Jul 28, 2019 No Comments by

Anyssa Garza is returning for a fourth year as an adviser with the Central Valley Emerging Leaders Summit, helping young potential leaders “create courage within themselves.”

“I see the impact the program makes within these students,” said Garza, a Fresno State graduate student working toward her masters in educational leadership. “We give these students the tools and resources to grow as leaders and make a change within themselves and their communities, and being a part of that process is rewarding.”

About 100 juniors and seniors from 23 Central Valley high schools will participate in the fourth annual Central Valley Emerging Leaders Summit July 31 through Aug. 2 at Fresno State. The summit was designed to inspire area high school students who have leadership potential and provide tools and strategies to take back and use at their high schools and in their communities.

The concept for the summit was born out of the University’s 2015 Bold Ideas Challenge, in which faculty and staff were invited to submit ideas to improve services to students or enhance processes.

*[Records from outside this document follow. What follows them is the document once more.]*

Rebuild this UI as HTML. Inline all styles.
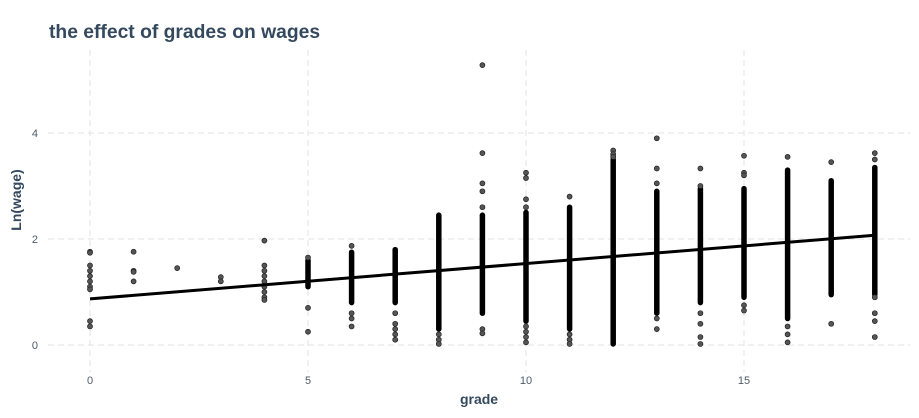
<!DOCTYPE html>
<html><head><meta charset="utf-8"><style>
body{margin:0;background:#fff;}
svg text{font-family:"Liberation Sans",sans-serif;}
</style></head><body>
<svg width="919" height="413" viewBox="0 0 919 413">
<text x="49" y="38" font-size="19.3" font-weight="bold" fill="#34495e">the effect of grades on wages</text>
<g id="grid"></g>
<g id="marks"></g>
<g id="axes"></g>
<text x="479" y="404" font-size="14" font-weight="bold" fill="#34495e" text-anchor="middle">grade</text>
<text transform="translate(21,200) rotate(-90)" font-size="14" font-weight="bold" fill="#34495e" text-anchor="middle">Ln(wage)</text>
</svg>
<script>
const grades=[0,1,2,3,4,5,6,7,8,9,10,11,12,13,14,15,16,17,18];
const denseLo=[null,null,null,null,null,1.1,0.8,0.8,0.3,0.6,0.45,0.3,0.02,0.6,0.8,0.9,0.5,0.95,0.95];
const denseHi=[null,null,null,null,null,1.6,1.75,1.8,2.45,2.45,2.5,2.6,3.5,2.9,2.95,2.95,3.3,3.1,3.35];
const outliers=[[1.76,1.74,1.5,1.4,1.3,1.2,1.1,1.05,0.45,0.35],[1.76,1.4,1.38,1.2],[1.45],[1.28,1.2],[1.97,1.5,1.4,1.3,1.2,1.1,1.0,0.9,0.85],[1.65,0.7,0.25],[1.87,0.6,0.5,0.35],[0.6,0.4,0.3,0.2,0.1],[0.2,0.1,0.02],[5.28,3.62,3.05,2.9,2.6,0.3,0.22],[3.25,3.15,2.75,2.6,0.35,0.25,0.15,0.05],[2.8,0.2,0.1,0.02],[3.67,3.6,3.55],[3.9,3.33,3.05,0.5,0.3],[3.33,3.0,0.6,0.4,0.15,0.02],[3.57,3.25,3.2,0.75,0.65],[3.55,0.35,0.2,0.05],[3.45,0.4],[3.62,3.5,0.9,0.6,0.45,0.15]];
const fitX=[0,18];
const fitY=[0.87,2.07];
const xTicks=[0,5,10,15];
const yTicks=[0,2,4];
const NS="http://www.w3.org/2000/svg";
const xs=v=>90+v*43.6, ys=v=>345-v*53;
function mk(t,a,p){const e=document.createElementNS(NS,t);for(const k in a)e.setAttribute(k,a[k]);p.appendChild(e);return e;}
const grid=document.getElementById('grid'),marks=document.getElementById('marks'),axes=document.getElementById('axes');
xTicks.forEach(t=>{const l=mk('line',{x1:xs(t),x2:xs(t),y1:50,y2:372,stroke:'#e3e3e3','stroke-dasharray':'6,4'},grid);


const tx=mk('text',{x:xs(t),y:384,'font-size':11,fill:'#4d5b6a','text-anchor':'middle'},axes);tx.textContent=t;

});
yTicks.forEach(t=>{const l=mk('line',{x1:48,x2:910,y1:ys(t),y2:ys(t),stroke:'#e3e3e3','stroke-dasharray':'6,4'},grid);


const tx=mk('text',{x:38,y:ys(t)+4,'font-size':11,fill:'#4d5b6a','text-anchor':'end'},axes);tx.textContent=t;

});
grades.forEach((g,i)=>{
 if(denseLo[i]!=null){const r=mk('line',{x1:xs(g),x2:xs(g),y1:ys(denseLo[i]),y2:ys(denseHi[i]),stroke:'#000','stroke-width':5.5,'stroke-linecap':'round'},marks);
 
 }
 outliers[i].forEach(v=>{const c=mk('circle',{cx:xs(g),cy:ys(v),r:2.5,fill:'#555','stroke':'#222','stroke-width':0.7},marks);
 
 });
});
const fl=mk('line',{x1:xs(fitX[0]),y1:ys(fitY[0]),x2:xs(fitX[1]),y2:ys(fitY[1]),stroke:'#000','stroke-width':3},marks);


</script>
</body></html>
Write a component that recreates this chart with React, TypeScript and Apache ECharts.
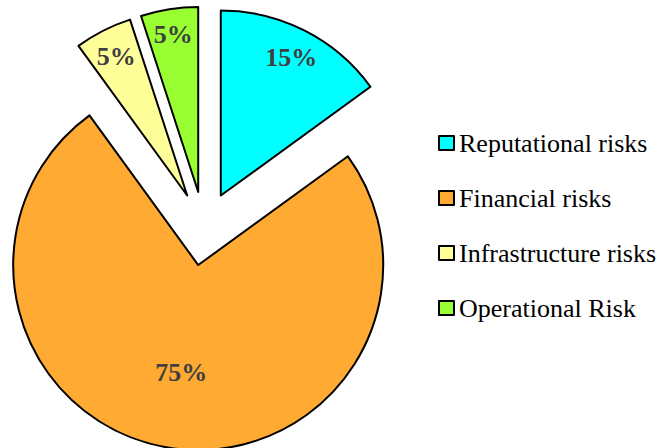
import React, { useEffect, useRef } from "react";
import * as echarts from "echarts";

const categories = ["Reputational risks", "Financial risks", "Infrastructure risks", "Operational Risk"];
const values = [15, 75, 5, 5];
const colors = ["#00FFFF", "#FFAA33", "#FFFF99", "#99FF33"];
// label distance from slice tip, as a fraction of radius
const labelFractions = [0.84, 0.59, 0.845, 0.86];

const CENTER: [number, number] = [204, 228.5];
const RADIUS = 185;
const OFFSET = 37;

export default function App() {
  const ref = useRef<HTMLDivElement>(null);
  useEffect(() => {
    document.body.style.margin = "0";
    if (!ref.current) return;
    const chart = echarts.init(ref.current, undefined, { renderer: "svg" });
    const total = values.reduce((a, b) => a + b, 0);
    const mids: number[] = [];
    let acc = 0;
    values.forEach((v) => {
      mids.push(((acc + v / 2) / total) * 2 * Math.PI);
      acc += v;
    });
    const labelTexts = values.map((v, i) => {
      const a = mids[i];
      const sx = Math.sin(a);
      const sy = -Math.cos(a);
      const tipX = CENTER[0] + OFFSET * sx;
      const tipY = CENTER[1] + OFFSET * sy;
      return {
        type: "text",
        x: tipX + labelFractions[i] * RADIUS * sx,
        y: tipY + labelFractions[i] * RADIUS * sy,
        z: 100,
        silent: true,
        style: {
          text: v + "%",
          fontFamily: "Liberation Serif",
          fontWeight: "bold",
          fontSize: 26,
          fill: "#404040",
          align: "center",
          verticalAlign: "middle",
        },
      };
    });
    chart.setOption({
      animation: false,
      backgroundColor: "#ffffff",
      legend: {
        orient: "vertical",
        left: 438,
        top: 130,
        padding: 0,
        itemWidth: 15,
        itemHeight: 14,
        itemGap: 29,
        icon: "rect",
        data: categories,
        selectedMode: false,
        textStyle: {
          fontFamily: "Liberation Serif",
          fontSize: 26,
          color: "#000000",
          lineHeight: 26,
        },
      },
      graphic: labelTexts,
      series: [
        {
          type: "pie",
          center: CENTER,
          radius: RADIUS,
          startAngle: 90,
          clockwise: true,
          selectedMode: "multiple",
          selectedOffset: OFFSET,
          emphasis: { disabled: true },
          itemStyle: { borderColor: "#000000", borderWidth: 2 },
          label: { show: false },
          labelLine: { show: false },
          data: categories.map((name, i) => ({
            name,
            value: values[i],
            selected: true,
            itemStyle: { color: colors[i] },
          })),
        },
      ],
    });
    return () => chart.dispose();
  }, []);
  return <div ref={ref} style={{ width: 661, height: 448 }} />;
}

Staff members from various offices and departments across the University then worked to develop the idea and make it a reality.

Garza has been a part of every summit so far. She’s seen some of the high school participants go on to become Fresno State students. She has even recommended the program to her younger sister.

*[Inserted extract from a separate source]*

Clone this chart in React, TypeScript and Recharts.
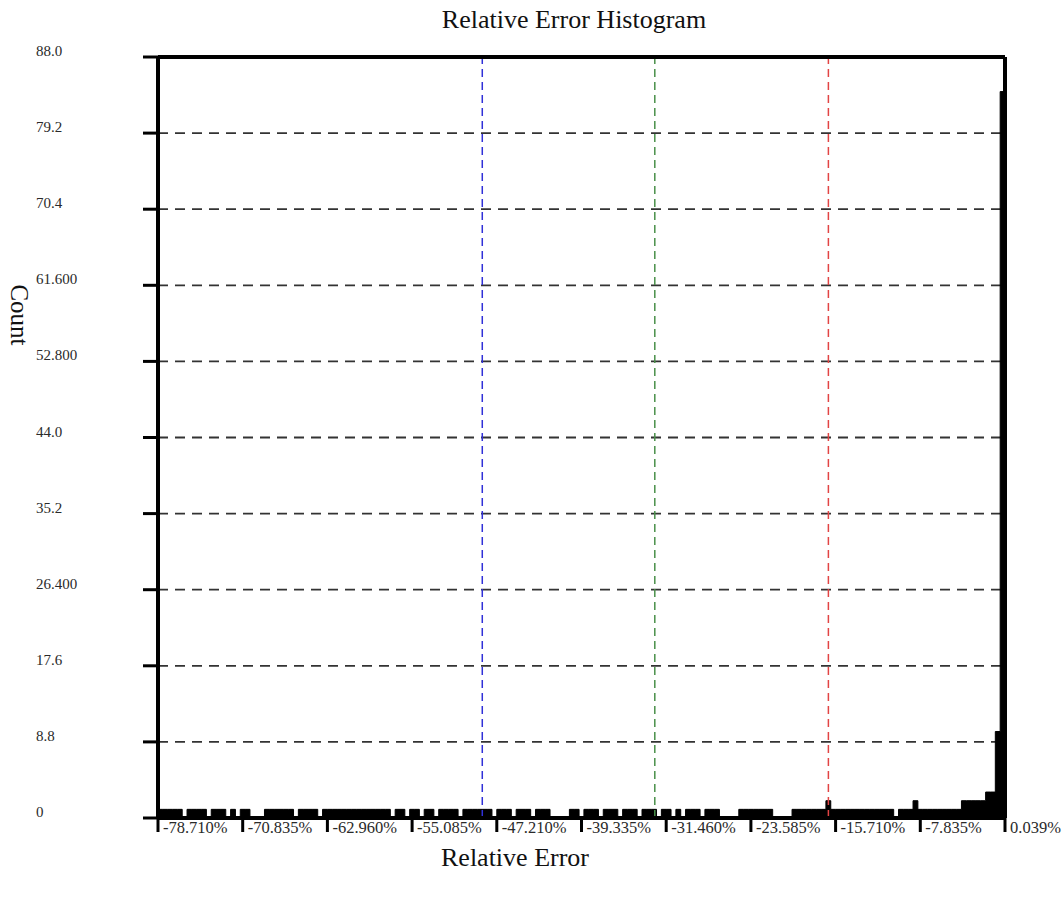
import {
  ComposedChart,
  Area,
  XAxis,
  YAxis,
  CartesianGrid,
  ReferenceLine,
  Label,
} from "recharts";

// histogram bins (relative error, %)
const binStart = -78.71;
const binWidth = 0.45;
const binCounts = [
  1, 1, 1, 1, 1, 0, 1, 1, 1, 1,
  0, 1, 1, 1, 0, 1, 0, 1, 1, 0,
  0, 0, 1, 1, 1, 1, 1, 1, 0, 1,
  1, 1, 1, 0, 1, 1, 1, 1, 1, 1,
  1, 1, 1, 1, 1, 1, 1, 1, 0, 1,
  1, 0, 1, 1, 0, 1, 1, 0, 1, 1,
  1, 1, 0, 1, 1, 1, 1, 1, 1, 0,
  1, 1, 1, 0, 1, 1, 1, 0, 1, 1,
  1, 0, 0, 0, 0, 1, 1, 0, 1, 1,
  1, 0, 1, 1, 1, 0, 1, 1, 1, 0,
  1, 1, 1, 0, 1, 1, 0, 1, 0, 1,
  1, 1, 0, 1, 1, 1, 0, 0, 0, 0,
  1, 1, 1, 1, 1, 1, 1, 0, 0, 0,
  0, 1, 1, 1, 1, 1, 1, 1, 2, 1,
  1, 1, 1, 1, 1, 1, 1, 1, 1, 1,
  1, 1, 0, 1, 1, 1, 2, 1, 1, 1,
  1, 1, 1, 1, 1, 1, 2, 2, 2, 2,
  2, 3, 3, 10, 84,
];

const xTickValues = [
  -78.71, -70.835, -62.96, -55.085, -47.21, -39.335, -31.46, -23.585, -15.71,
  -7.835, 0.04,
];
const xTickLabels = [
  "-78.710%", "-70.835%", "-62.960%", "-55.085%", "-47.210%", "-39.335%",
  "-31.460%", "-23.585%", "-15.710%", "-7.835%", "0.039%",
];
const yTickValues = [0, 8.8, 17.6, 26.4, 35.2, 44, 52.8, 61.6, 70.4, 79.2, 88];
const yTickLabels = [
  "0", "8.8", "17.6", "26.400", "35.2", "44.0", "52.800", "61.600", "70.4",
  "79.2", "88.0",
];

// marker lines
const markerValues = [-48.56, -32.52, -16.38];
const markerColors = ["#3030d8", "#4a904a", "#e24444"];

const FONT = "'Liberation Serif', 'Times New Roman', serif";

const data = binCounts
  .map((c, i) => ({ x: binStart + i * binWidth, count: c }))
  .concat([
    {
      x: binStart + binCounts.length * binWidth,
      count: binCounts[binCounts.length - 1],
    },
  ]);

function XTick(props: any) {
  const { x, y, payload } = props;
  const i = xTickValues.indexOf(payload.value);
  return (
    <text x={x + 5} y={y - 1} fontSize={16.5} fontFamily={FONT} fill="#2a2a2a">
      {xTickLabels[i]}
    </text>
  );
}

function YTick(props: any) {
  const { y, payload } = props;
  const i = yTickValues.indexOf(payload.value);
  return (
    <text x={36} y={y - 1} fontSize={15} fontFamily={FONT} fill="#2a2a2a">
      {yTickLabels[i]}
    </text>
  );
}

export default function App() {
  return (
    <div
      style={{
        position: "absolute",
        left: 0,
        top: 0,
        width: 1063,
        height: 900,
        background: "#fff",
      }}
    >
      <div
        style={{
          position: "absolute",
          left: 374,
          top: 5,
          width: 400,
          textAlign: "center",
          fontFamily: FONT,
          fontSize: 26,
          lineHeight: "30px",
          color: "#111",
        }}
      >
        Relative Error Histogram
      </div>
      <ComposedChart
        width={1063}
        height={900}
        data={data}
        margin={{ top: 57, right: 58, bottom: 0, left: 0 }}
      >
        <CartesianGrid
          vertical={false}
          stroke="#333"
          strokeWidth={1.8}
          strokeDasharray="10 7"
        />
        <XAxis
          dataKey="x"
          type="number"
          domain={[binStart, 0.04]}
          ticks={xTickValues}
          allowDataOverflow
          height={82}
          interval={0}
          tickSize={14}
          axisLine={{ stroke: "#000", strokeWidth: 4 }}
          tickLine={{ stroke: "#000", strokeWidth: 3 }}
          tick={<XTick />}
        >
          <Label
            content={() => (
              <text
                x={515}
                y={866}
                textAnchor="middle"
                fontSize={26}
                fontFamily={FONT}
                fill="#111"
              >
                Relative Error
              </text>
            )}
          />
        </XAxis>
        <YAxis
          type="number"
          domain={[0, 88]}
          ticks={yTickValues}
          interval={0}
          width={158}
          tickSize={15}
          axisLine={{ stroke: "#000", strokeWidth: 4 }}
          tickLine={{ stroke: "#000", strokeWidth: 3 }}
          tick={<YTick />}
        >
          <Label
            content={() => (
              <text
                x={11}
                y={315}
                transform="rotate(90 11 315)"
                textAnchor="middle"
                fontSize={25}
                fontFamily={FONT}
                fill="#111"
              >
                Count
              </text>
            )}
          />
        </YAxis>
        {markerValues.map((v, i) => (
          <ReferenceLine
            key={v}
            x={v}
            stroke={markerColors[i]}
            strokeWidth={1.5}
            strokeDasharray="8 5"
          />
        ))}
        <Area
          dataKey="count"
          type="stepAfter"
          fill="#000"
          fillOpacity={1}
          stroke="#000"
          strokeWidth={1}
          baseValue={0}
          isAnimationActive={false}
          dot={false}
          activeDot={false}
        />
        <ReferenceLine y={88} stroke="#000" strokeWidth={4} />
        <ReferenceLine x={0.04} stroke="#000" strokeWidth={4} />
      </ComposedChart>
    </div>
  );
}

“She is interested in doing it the summer before her senior year,” Garza said. “I wish something like this was offered to me when I was in high school. I think if I were given the opportunity to participate in high school, I would take full advantage of it because you’re not only being exposed to the program but also the college experience.”

During the free, three-day, two-night camp, students will hear from faculty, staff and community members, engage in hands-on activities and network with Fresno State student leaders while experiencing on-campus living and dining in the dormitories and the University Dining Hall.

“We continue to support this summit to give every young participant the opportunity to examine and strengthen their leadership skills,” said Fresno State President Joseph I. Castro. “We give them essential tools to take back to their high schools, home and communities to make a positive difference in the Valley’s quality of life.”

Dr. Frank Lamas, vice president of Student Affairs and Enrollment Management at Fresno State, will welcome students at 10 a.m. July 31 at the University Dining Hall. After lunch, several community members will share leadership vignettes from 1:15 to 2:15 p.m. in the North Gym (Room 118).

1:15 p.m. — Matt Grundy, CEO of Fresno County Habitat for Humanity
1:35 p.m. — Dora Westerlund, CEO and president of Fresno Area Hispanic Foundation
1:55 p.m. — Diego Arambula, partner at Transcend Education

In addition to leadership labs and workshops, students will take part in experiential E.D.G.E. Ropes Course activities from 8 a.m. to noon on Aug. 1.

“The biggest impact that you see the program have on the students is creating courage within themselves,” Garza said, “the courage to get out of their comfort zone, and be comfortable with being uncomfortable. I see this transformation when the students participate in the ropes course. Some of the students are scared to participate, but with the support and cheers from their peers, it gives them the courage to continue on.”

The summit will close Friday afternoon with Jim Yovino, Fresno County superintendent of schools, as the closing speaker. Participants will then receive their certificates in front of family and supporters.